Larry Norman, the founder of Christian rock, never entirely endorsed the genre. Illustration by Bráulio Amado; photograph by Michael Ochs Archives / Getty

By Kelefa Sanneh

The New Yorker

In 1957, less than a year after the end of the Montgomery bus boycott, the Reverend Martin Luther King, Jr., took a part-time job as an advice columnist. His employer was Ebony, and his ambit was broad: race relations, marital problems, professional concerns. In the April, 1958, issue, King was asked to address one of the most polarizing issues of the day: rock music. His correspondent was a churchgoing seventeen-year-old with a musical split personality. “I play gospel music and I play rock ’n’ roll,” the letter read. Its author wanted to know whether this habit was objectionable.

King’s advice was characteristically firm. Rock and gospel were “totally incompatible,” he explained: “The profound sacred and spiritual meaning of the great music of the church must never be mixed with the transitory quality of rock and roll music.” And he made it clear which he preferred. “The former serves to lift men’s souls to higher levels of reality, and therefore to God,” he wrote. “The latter so often plunges men’s minds into degrading and immoral depths.”

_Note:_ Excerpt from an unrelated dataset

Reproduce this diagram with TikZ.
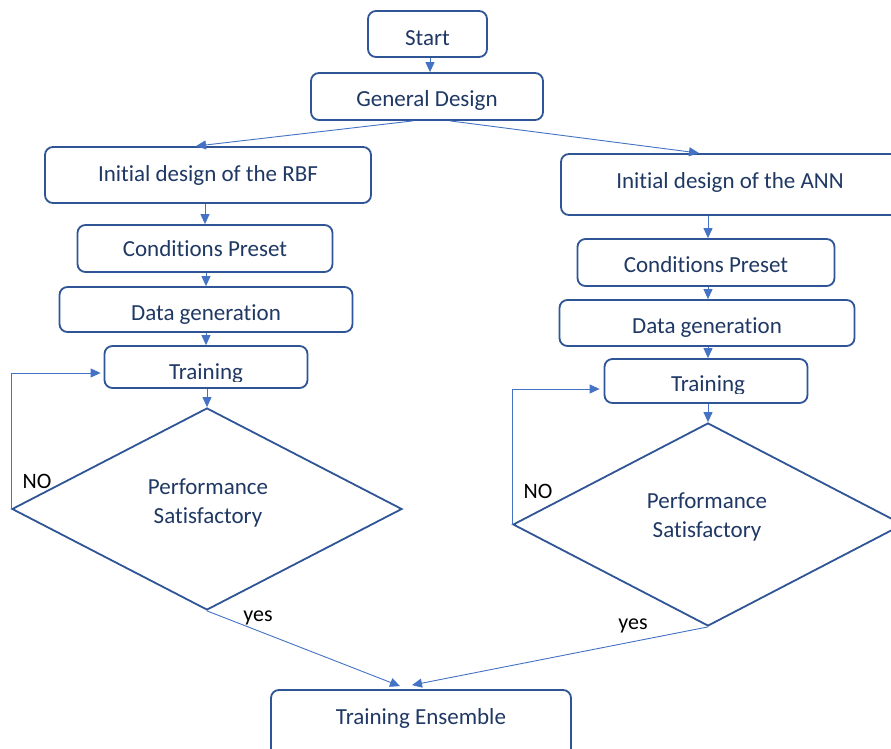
\documentclass[tikz,border=0pt]{standalone}
\usepackage{fontspec}
\setmainfont[Ligatures=NoCommon]{Carlito}
\usetikzlibrary{arrows.meta,shapes.geometric,calc}
\definecolor{boxline}{RGB}{47,85,151}
\definecolor{conn}{RGB}{68,114,196}
\definecolor{txt}{RGB}{31,56,100}
\begin{document}
\begin{tikzpicture}[x=1pt,y=-1pt,
  box/.style={draw=boxline,line width=1.8pt,rounded corners=8pt,text=txt,
    font=\fontsize{23}{27}\selectfont,inner sep=0pt,minimum width=#1},
  decision/.style={draw=boxline,line width=1.8pt,shape=diamond,inner sep=0pt},
  dtext/.style={text=txt,font=\fontsize{23}{29}\selectfont,align=center,inner sep=0pt},
  btext/.style={text=txt,font=\fontsize{23}{27}\selectfont,inner sep=0pt,anchor=base},
  lab/.style={text=black,font=\fontsize{22}{26}\selectfont,inner sep=0pt},
  conn/.style={draw=conn,line width=0.9pt,-{Triangle[length=10pt,width=9pt]}}]
\clip (0,0) rectangle (891,749);
\fill[white] (0,0) rectangle (891,749);
% boxes
\node[box=119pt,minimum height=46pt] (start) at (427.5,34) {};
\node[btext] (starttext) at (427.5,46) {Start};
\node[box=232pt,minimum height=47pt] (gd) at (427,96.5) {};
\node[btext] (gdtext) at (427,107) {General Design};
\node[box=326pt,minimum height=56pt] (rbf) at (208,175) {Initial design of the RBF};
\node[box=344pt,minimum height=61pt] (ann) at (733,184.5) {};
\node[btext] (anntext) at (730,188) {Initial design of the ANN};
\node[box=255pt,minimum height=47pt] (cpl) at (205,248.5) {\raisebox{-1pt}{Conditions Preset}};
\node[box=293pt,minimum height=45pt] (dgl) at (206,309.5) {};
\node[btext] (dgltext) at (206,320) {Data generation};
\node[box=203pt,minimum height=42pt] (trl) at (206,367) {};
\node[box=257pt,minimum height=47pt] (cpr) at (706,262.5) {};
\node[btext] (cprtext) at (706,272.5) {Conditions Preset};
\node[box=295pt,minimum height=46pt] (dgr) at (707,323) {};
\node[btext] (dgrtext) at (707,333) {Data generation};
\node[box=203pt,minimum height=44pt] (trr) at (706,381) {};
\node[box=300pt,minimum height=70pt] (te) at (421,725) {};
\node[btext] (tetext) at (421,724) {Training Ensemble};
\begin{scope}
  \clip (100,340) rectangle (320,381);
  \node[btext] (trltext) at (206,379) {Training};
\end{scope}
\begin{scope}
  \clip (600,355) rectangle (820,393);
  \node[btext] (trrtext) at (708,391) {Training};
\end{scope}
% decisions
\node[decision,minimum width=390pt,minimum height=202pt] (dl) at (207,509) {};
\node[dtext] (dltext) at (208,503) {Performance\\Satisfactory};
\node[decision,minimum width=390pt,minimum height=203pt] (dr) at (708,524.5) {};
\node[dtext] (drtext) at (707,517) {Performance\\Satisfactory};
% labels
\node[lab] (nol) at (37,481) {NO};
\node[lab] (nor) at (538,491) {NO};
\node[lab] (yesl) at (258,618) {yes};
\node[lab] (yesr) at (633,626) {yes};
% connectors
\draw[conn] (start.south -| 430,0) -- (gd.north -| 430,0);
\draw[conn] ([xshift=-14pt]gd.south) -- ([xshift=-12pt]rbf.north);
\draw[conn] ([xshift=23pt]gd.south) -- ([xshift=-34pt]ann.north);
\draw[conn] (cpl.north |- rbf.south) -- (cpl.north);
\draw[conn] (dgl.north |- cpl.south) -- (dgl.north);
\draw[conn] (trl.north |- dgl.south) -- (trl.north);
\draw[conn] (dl.north |- trl.south) -- (dl.north);
\draw[conn] (708,0 |- ann.south) -- (708,0 |- cpr.north);
\draw[conn] (708,0 |- cpr.south) -- (708,0 |- dgr.north);
\draw[conn] (708,0 |- dgr.south) -- (708,0 |- trr.north);
\draw[conn] (dr.north |- trr.south) -- (dr.north);
\draw[conn,shorten >=3pt] (dl.west) |- ([yshift=-6pt]trl.west);
\draw[conn,shorten >=4pt] (dr.west) |- ([yshift=-8pt]trr.west);
\draw[conn] (dl.south) -- ([xshift=-21pt,yshift=3pt]te.north);
\draw[conn] (dr.south) -- ([xshift=-9pt,yshift=4pt]te.north);
\end{tikzpicture}
\end{document}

Randall J. Stephens, a religious historian, views the relationship between Christianity and rock and roll as a decades-long argument over American culture, sacred and profane. In “The Devil’s Music,” released last March, Stephens reconsiders the judgments of King and other Christian leaders who viewed rock and roll with alarm. He points out that many pioneering rockers, from Sister Rosetta Tharpe to Jerry Lee Lewis, came out of the Pentecostal Church; for some preachers, he argues, rock and roll was worrisome precisely because its frenetic performances evoked the excesses of Pentecostal worship. In a sermon given in 1957, King, a Baptist, urged his fellow-preachers to move beyond unseemly displays: “We can’t spend all of our time trying to learn how to whoop and holler,” he said. Stephens wants us to think of rock and Christianity not as enemies but as siblings engaged in a family dispute.

Rock’s reputation quickly improved: less than a decade later, King’s protégé Andrew Young declared that rock and roll had done “more for integration than the church.” And by the end of the sixties a small but growing number of believers were helping to invent a style that King might have viewed as a contradiction in terms: Christian rock, which became a recognizable genre and, in the decades that followed, a thriving industry.